In plaats van open water aanleggen, kan een initiatiefnemer ook compenseren met een alternatieve waterberging. Deze moet zodanig groot zijn dat het effect op het watersysteem gelijkwaardig is aan het effect van compensatie door aanleg van open water. De essentie is dat de voorziening voldoende regenwater kan opvangen en ook op langere termijn effectief en duurzaam blijft. De aanvrager moet dat aantonen en met een beheer- en onderhoudsplan borgen dat de voorziening ook in de toekomst blijft werken. Dit om te voorkomen dat de bergingscapaciteit na verloop van tijd minder wordt, en er alsnog wateroverlastproblemen ontstaan.
De minimale omvang van de waterberging is 70 m3. Dit is de benodigde waterberging bij de aanleg van 1000 m² verharding. De berekening van de benodigde capaciteit van de waterberging bij 1000 m² verharding is gebaseerd op een ontwerpbui van 70 mm/dag en verwaarlozing van de gemaalcapaciteit.
Gemeentelijk Rioleringsplan Wijdemeren 2018-2021
Het Gemeentelijk Rioleringsplan van de gemeente Wijdemeren voor de periode 2018-2021 geeft invulling aan de gemeentelijke watertaken.
De primaire doelen van deze watertaken zijn:
- 1. beschermen van de volksgezondheid;
- 2. bijdragen aan een veilige leefomgeving;
- 3. beperken van hinder en voorkomen van schade door wateroverlast;
- 4. voorkomen van verontreiniging van het milieu;
- 5. bijdragen aan een duurzame leefomgeving;
- 6. bijdragen aan de ruimtelijke kwaliteit;
- 7. en beperken van hinder bij uitvoering van werken.
Waterberging op eigen terrein is een eis in de gemeente Wijdemeren. Dit betreft een bergingseis van 40mm per 24 uur, per vierkante meter verhard oppervlakte. Voor de klimaatadaptatie kan hierbij worden gedacht aan groene daken. Een ander alternatief betreft halfverharding op maaiveldniveau (grasbetontegels ter plaatse van het parkeerterrein). Met deze alternatieven kan het aantal vierkante meters verhard oppervlakte ten gevolge van de ontwikkeling worden verminderd om zodoende voldoende te kunnen voorzien in de waterbergingsopgave en kan tevens worden voorkomen dat er waterpartijen dienen te worden afgegraven.
4.6.3 Huidige situatie
Het plangebied is in de huidige situatie deels verhard. De bestaande bebouwing binnen het plangebied heeft een oppervlak van circa 290 m² (restaurant en bijgebouw) en de erfverharding betreft circa 1.460 m². De totale erfverharding in de huidige situatie betreft hiermee circa 1.750 m².
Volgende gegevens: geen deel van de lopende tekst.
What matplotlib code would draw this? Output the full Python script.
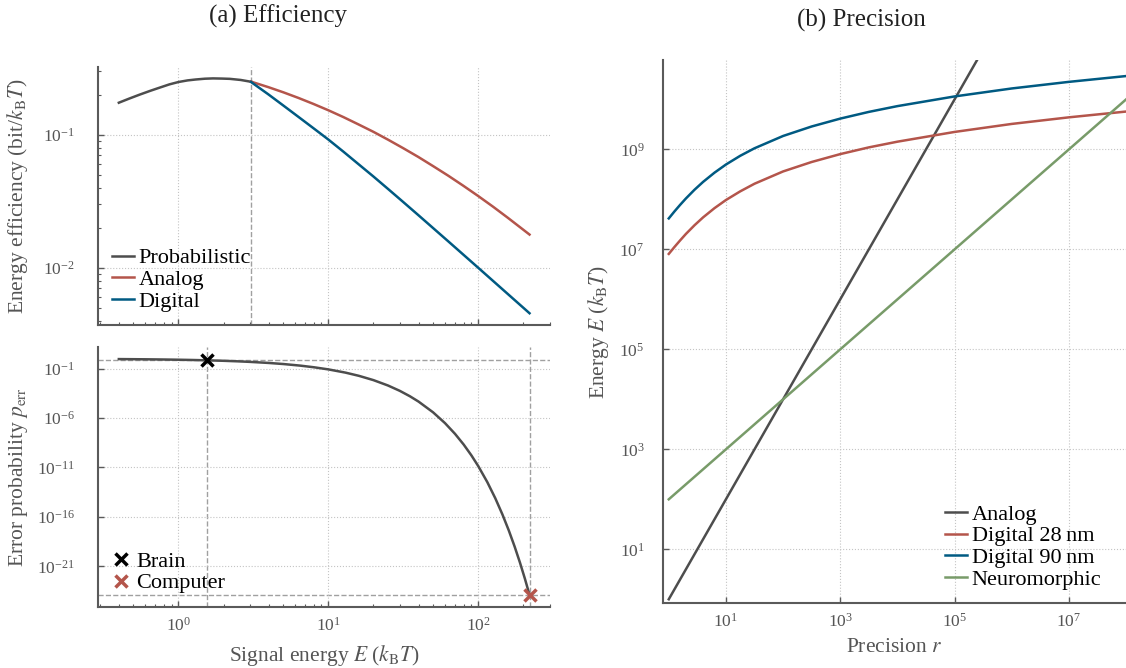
import numpy as np
import matplotlib
matplotlib.use("Agg")
import matplotlib.pyplot as plt
from matplotlib.ticker import FixedLocator, NullLocator

plt.rcParams["font.family"] = ["Liberation Serif", "DejaVu Serif"]
plt.rcParams["mathtext.fontset"] = "stix"

# ---- (a) efficiency ----
prob_E = [0.4, 0.47, 0.55, 0.65, 0.75, 0.87, 1.0, 1.15, 1.3, 1.5, 1.7,
          1.95, 2.2, 2.6, 3.05]
prob_eff = [0.174, 0.187, 0.200, 0.214, 0.226, 0.239, 0.249, 0.256, 0.260,
            0.2636, 0.265, 0.2642, 0.263, 0.258, 0.250]

analog_E = [3.05, 3.98, 5.01, 6.31, 7.94, 10, 12.6, 15.8, 20, 25.1, 31.6,
            39.8, 50.1, 63.1, 79.4, 100, 126, 158, 220]
analog_eff = [0.2506, 0.2278, 0.2083, 0.1891, 0.1705, 0.1527, 0.1357,
              0.1199, 0.1051, 0.0916, 0.0792, 0.0681, 0.0580, 0.0492,
              0.0414, 0.0346, 0.0287, 0.0237, 0.01776]

digital_E = [3.05, 3.98, 5.01, 6.31, 7.94, 10, 12.6, 15.8, 20, 25.1, 31.6,
             39.8, 63.1, 100, 220]
digital_eff = [0.249, 0.201, 0.1657, 0.1363, 0.1121, 0.092, 0.0746, 0.0604,
               0.0485, 0.0390, 0.0312, 0.0249, 0.0158, 0.0100, 0.00455]

perr_E = [0.4, 0.6, 0.8, 1, 1.25, 1.54, 2, 2.5, 3, 4, 5, 6.5, 8, 10, 13, 16,
          20, 25, 30, 35, 40, 50, 60, 70, 80, 90, 100, 115, 130, 145, 160,
          175, 190, 205, 220]
perr = [0.905, 0.861, 0.819, 0.779, 0.732, 0.680, 0.607, 0.535, 0.472,
        0.368, 0.287, 0.197, 0.135, 0.0821, 0.0388, 0.0183, 6.74e-3,
        1.93e-3, 5.53e-4, 1.58e-4, 4.54e-5, 3.73e-6, 3.06e-7, 2.51e-8,
        2.06e-9, 1.69e-10, 1.39e-11, 3.28e-13, 7.68e-15, 1.80e-16,
        4.25e-18, 9.96e-20, 2.34e-21, 5.5e-23, 1.29e-24]

brain = (1.54, 0.68)
computer = (220, 1.29e-24)
threshold_E = 3.05

# ---- (b) precision ----
r_vals = [1, 1.259, 1.585, 1.995, 2.818, 3.981, 6.31, 10, 17.78, 31.6, 100,
          316, 1e3, 3162, 1e4, 1e5, 1e6, 1e7, 1e8]
dig90 = [4.17e7, 5.76e7, 7.82e7, 1.045e8, 1.56e8, 2.24e8, 3.43e8, 4.99e8,
         7.46e8, 1.055e9, 1.86e9, 2.88e9, 4.14e9, 5.64e9, 7.36e9, 1.15e10,
         1.66e10, 2.25e10, 2.94e10]
dig28 = [8.13e6, 1.12e7, 1.52e7, 2.04e7, 3.04e7, 4.37e7, 6.69e7, 9.73e7,
         1.45e8, 2.06e8, 3.63e8, 5.61e8, 8.07e8, 1.10e9, 1.43e9, 2.24e9,
         3.24e9, 4.39e9, 5.73e9]
analog_r = [1, 1e8]
analog_energy = [1, 1e16]
neuro_r = [1, 1e8]
neuro_energy = [1e2, 1e10]

GRAY = "#4d4d4d"
RED = "#b4554b"
BLUE = "#005a82"
GREEN = "#789b69"
SPINE = "#5a5a5a"
TXT = "#555555"

LAB = 15.5
LEG = 16
TICK = 12.5

fig = plt.figure(figsize=(11.26, 6.68), dpi=100)
ax_bot = fig.add_axes([0.0873, 0.0918, 0.4012, 0.3883])
ax_top = fig.add_axes([0.0873, 0.5135, 0.4012, 0.3867], sharex=ax_bot)
ax_r = fig.add_axes([0.5885, 0.0969, 0.4115, 0.8133])


def style(ax, ypad):
    for s in ["top", "right"]:
        ax.spines[s].set_visible(False)
    for s in ["left", "bottom"]:
        ax.spines[s].set_color(SPINE)
        ax.spines[s].set_linewidth(1.5)
    ax.tick_params(which="both", direction="in", color=SPINE, labelcolor=TXT,
                   labelsize=TICK)
    ax.tick_params(which="major", length=4, width=1)
    ax.tick_params(which="minor", length=2.5, width=0.8)
    ax.tick_params(axis="y", pad=ypad)
    ax.tick_params(axis="x", pad=7)
    ax.grid(True, which="major", ls=":", color="#c4c4c4", lw=0.8)
    ax.set_axisbelow(True)


lw = 1.8

# top left
ax_top.set_xscale("log")
ax_top.set_yscale("log")
ax_top.plot(prob_E, prob_eff, color=GRAY, lw=lw, label="Probabilistic")
ax_top.plot(analog_E, analog_eff, color=RED, lw=lw, label="Analog")
ax_top.plot(digital_E, digital_eff, color=BLUE, lw=lw, label="Digital")
ax_top.axvline(threshold_E, color="#a0a0a0", ls="--", lw=1, zorder=0.5)
style(ax_top, 17)
ax_top.tick_params(axis="x", labelbottom=False)
ax_top.set_ylabel(r"Energy efficiency (bit/$k_\mathrm{B}T$)", fontsize=LAB, color=TXT)
ax_top.yaxis.set_label_coords(-0.151, 0.5)
ax_top.legend(loc="lower left", frameon=False, fontsize=LEG, handlelength=1.0,
              handletextpad=0.2, labelspacing=0.05, borderaxespad=0.2)

# bottom left
ax_bot.set_xscale("log")
ax_bot.set_yscale("log")
ax_bot.plot(perr_E, perr, color=GRAY, lw=lw)
for e, p in [brain, computer]:
    ax_bot.axvline(e, color="#a0a0a0", ls="--", lw=1, zorder=0.5)
    ax_bot.axhline(p, color="#a0a0a0", ls="--", lw=1, zorder=0.5)
ax_bot.plot(*brain, ls="none", marker="x", ms=9, mew=2.5, color="black", label="Brain")
ax_bot.plot(*computer, ls="none", marker="x", ms=9, mew=2.5, color=RED, label="Computer")
style(ax_bot, 17)
ax_bot.yaxis.set_major_locator(FixedLocator([1e-21, 1e-16, 1e-11, 1e-6, 1e-1]))
ax_bot.yaxis.set_minor_locator(NullLocator())
ax_bot.set_xlabel(r"Signal energy $E$ ($k_\mathrm{B}T$)", fontsize=LAB, color=TXT)
ax_bot.xaxis.set_label_coords(0.5, -0.14)
ax_bot.set_ylabel(r"Error probability $p_\mathrm{err}$", fontsize=LAB, color=TXT)
ax_bot.yaxis.set_label_coords(-0.151, 0.5)
ax_bot.legend(loc="lower left", frameon=False, fontsize=LEG, handlelength=0.8,
              handletextpad=0.3, labelspacing=0.05, borderaxespad=0.2)

# right
ax_r.set_xscale("log")
ax_r.set_yscale("log")
ax_r.plot(analog_r, analog_energy, color=GRAY, lw=lw, label="Analog")
ax_r.plot(r_vals, dig28, color=RED, lw=lw, label="Digital 28\u2009nm")
ax_r.plot(r_vals, dig90, color=BLUE, lw=lw, label="Digital 90\u2009nm")
ax_r.plot(neuro_r, neuro_energy, color=GREEN, lw=lw, label="Neuromorphic")
ax_r.set_xlim(10 ** -0.107, 1e8)
ax_r.set_ylim(10 ** -0.08, 10 ** 10.79)
style(ax_r, 13)
ax_r.xaxis.set_major_locator(FixedLocator([1e1, 1e3, 1e5, 1e7]))
ax_r.yaxis.set_major_locator(FixedLocator([1e1, 1e3, 1e5, 1e7, 1e9]))
ax_r.xaxis.set_minor_locator(NullLocator())
ax_r.yaxis.set_minor_locator(NullLocator())
ax_r.set_xlabel(r"Precision $r$", fontsize=LAB, color=TXT)
ax_r.xaxis.set_label_coords(0.5, -0.064)
ax_r.set_ylabel(r"Energy $E$ ($k_\mathrm{B}T$)", fontsize=LAB, color=TXT)
ax_r.yaxis.set_label_coords(-0.112, 0.5)
ax_r.legend(loc="lower right", frameon=False, fontsize=LEG, handlelength=1.0,
            handletextpad=0.2, labelspacing=0.05, bbox_to_anchor=(0.99, -0.012))

fig.text(278 / 1126, 1 - 16 / 668, "(a) Efficiency", ha="center", va="center",
         fontsize=18, color="#222222")
fig.text(861 / 1126, 1 - 20 / 668, "(b) Precision", ha="center", va="center",
         fontsize=18, color="#222222")

fig.savefig("out.png", dpi=100)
4.6.4 Toekomstige situatie
Met het planvoornemen wordt een bedrijfsverzamelgebouw gerealiseerd met een bebouwd oppervlak van 1.357 m² met bijbehorende parkeerplaatsen. Met het planvoornemen worden 12 parkeerplaatsen ingericht met grastegels als parkeervak. De 12 parkeerplaatsen met grastegels worden als halfverhardoppervlak gerekend. De parkeerplaats wordt tevens deels ingericht met een groenvoorziening van 435 m² om invulling te geven aan het klimaatadaptatief inrichten van het plangebied. De groenvoorziening wordt ingericht als grasveld met hier en daar een boom.
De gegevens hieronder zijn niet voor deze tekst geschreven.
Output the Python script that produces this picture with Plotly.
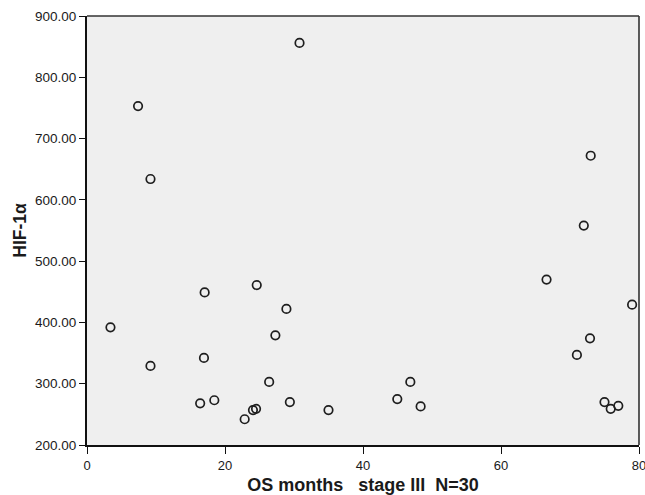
import plotly.graph_objects as go

os_months = [3.4, 7.4, 9.2, 30.8, 9.2, 17.05, 16.95, 16.4, 18.45, 22.85, 24.05, 24.5,
             24.6, 28.9, 27.3, 26.4, 29.4, 35.0, 44.97, 46.86, 48.35, 66.6, 79.0, 72.9,
             71.0, 75.0, 75.9, 77.0, 73.0, 72.0]
hif1a = [392, 753, 634, 856, 329, 449, 342, 268, 273, 242, 257, 259,
         461, 422, 379, 303, 270, 257, 275, 303, 263, 470, 429, 374,
         347, 270, 259, 264, 672, 558]

x_ticks = [0, 20, 40, 60, 80]
y_ticks = [200, 300, 400, 500, 600, 700, 800, 900]
y_tick_labels = [f"{v:.2f}" for v in y_ticks]

fig = go.Figure()
fig.add_trace(go.Scatter(
    x=os_months, y=hif1a, mode="markers",
    marker=dict(symbol="circle-open", size=8.5, color="#1e1e1e", line=dict(width=1.7, color="#1e1e1e")),
    showlegend=False, cliponaxis=False,
))

fig.update_layout(
    width=645, height=495,
    margin=dict(l=87, r=6, t=16, b=50),
    paper_bgcolor="white", plot_bgcolor="#efefef",
    font=dict(family="Arial, Liberation Sans, sans-serif", color="#1a1a1a", size=13),
    xaxis=dict(
        range=[0, 80], tickmode="array", tickvals=x_ticks, ticktext=[str(v) for v in x_ticks],
        showgrid=False, zeroline=False, showline=True, linecolor="#111111", linewidth=2,
        ticks="outside", ticklen=7, tickcolor="#111111", tickwidth=1,
        tickfont=dict(size=13), ticklabeloverflow="allow", automargin=False,
        title=dict(text="<b>OS months   stage III  N=30</b>", font=dict(size=18), standoff=9),
    ),
    yaxis=dict(
        range=[200, 900], tickmode="array", tickvals=y_ticks, ticktext=y_tick_labels,
        showgrid=False, zeroline=False, showline=True, linecolor="#111111", linewidth=2,
        ticks="outside", ticklen=6, tickcolor="#111111", tickwidth=1,
        tickfont=dict(size=13.5), ticklabeloverflow="allow", automargin=False,
        title=dict(text="<b>HIF-1α</b>", font=dict(size=17.5), standoff=4),
    ),
    shapes=[
        dict(type="line", xref="paper", yref="paper", x0=0, x1=1, y0=1, y1=1,
             line=dict(color="#333333", width=1.6)),
        dict(type="line", xref="paper", yref="paper", x0=1, x1=1, y0=0, y1=1,
             line=dict(color="#333333", width=1.6)),
    ],
)

fig.write_html(
    "out.html",
    config={"displayModeBar": False},
    post_script="document.body.style.margin='0px';document.body.style.overflow='hidden';",
)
4.6.5 Gevolgen voor de waterhuishouding
Het plan voorziet in een intensivering van de bestaande bedrijfslocatie. In de bestaande situatie is sprake van circa 1.750 m2 verharding op de bedrijfslocatie, waarvan 290 m2 bedrijfsbebouwing. In de nieuwe situatie is sprake van circa 2.780 m2 verharding, waarvan circa 1.357 m2 bedrijfsbebouwing. In totaal is sprake van een toename van verhard oppervlak van circa 1.030 m2 ten behoeve van de planontwikkeling. De waterbergingsopgave ten gevolge van het planvoornemen betreft hiermee (1.030 * 0,07 =) 72,1 m³. Binnen het plangebied is geen ruimte om extra open water aan te leggen. Er wordt een alternatieve waterberging gerealiseerd met hetzelfde effect (bijvoorbeeld vegetatiedaken of speciale constructies om water op te vangen). Dit wordt nader uitgewerkt in de omgevingsvergunning voor bouwen.
Het gebruik van uitlogende bouwmaterialen zal zoveel als mogelijk beperkt worden. Er zal terughoudend worden omgegaan met het gebruik van uitlogende materialen zoals koper, lood en zink. Voor de afvoer van het afvalwater zal gekeken worden of er bij de bestaande riolering aangesloten kan worden. Er zal tevens invulling gegeven worden aan de voorkeurstrits vasthouden-bergen-afvoeren. Daarnaast zal het plangebied klimaatadaptatief ingericht worden. Hierbij moet tevens rekening gehouden worden met de inrichting van het plangebied om schade bij overstromingen te voorkomen. Voor bovenstaande factoren geldt dat hier nadere invulling aan wordt gegeven bij de verlening van de bouwvergunning.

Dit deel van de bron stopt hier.